In Austria, vincono i popolari del giovane cancelliere Sebastian Kurz, che hanno ben più d’un terzo dei voti e sette seggi, davanti ai socialdemocratici in lieve flessione, ma che sono il secondo partito e mantengono i loro cinque seggi, mentre la destra xenofoba accusa il colpo dello scandalo che ha appena travolto il suo leader Heinz-Christian Strache e abbattuto l’alleanza di governo coi popolari e cala nettamente rispetto alle politiche 2017 e rispetto alle europee 2014 – tre seggi contro quattro.
In Olanda, si conferma la vittoria a sorpresa dei laburisti del candidato socialista alla presidenza della Commissione europea Frans Timmermans, davanti ai liberali del premier Mark Rutte, candidato a un ruolo europeo nel prossimo futuro, e ai cristiano-democratici.

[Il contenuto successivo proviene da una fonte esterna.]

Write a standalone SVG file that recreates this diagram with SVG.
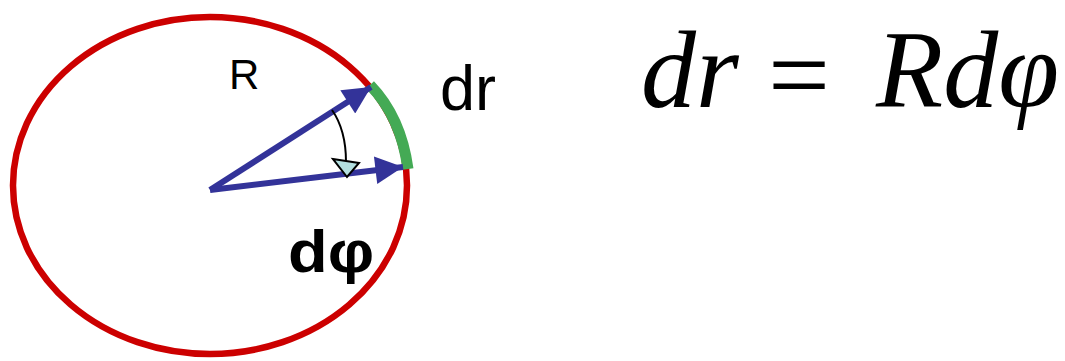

La destra sovranista e xenofoba si spacca e non avanza: complessivamente sta al 15%, ma Geert Wilders e il suo Pvv, alleati di Salvini e della Le Pen, sono drasticamente ridimensionati al 4%. In Belgio, il voto europeo è abbinato a quello nazionale, ma la vocazione europeista del Paese, che fa il record d’affluenza, oltre il 90% – il voto è obbligatorio -, non è in discussione.
In Spagna e in Portogallo, l’angolo di Europa dove la sinistra ancora vince e governa, i socialisti sono la forza di riferimento – e in Spagna la destra di Voz non va oltre i tre seggi -. Lo spagnolo Pedro Sanchez si propone come leader dei socialisti europei, in un dialogo con la Merkel, portavoce del Popolari, e con Macron, che diventa l’alfiere dei liberali.
In Grecia, tornano a vincere i conservatori di Nea Demokratia che stanno nel Ppe, con oltre un terzo dei voti, davanti alla sinistra di Syriza del premier Alexis Tsipras, con più d’un quarto dei suffragi. Arretra la formazione di estrema destra Alba Dorata, che perde quasi il 40% dei suoi voti.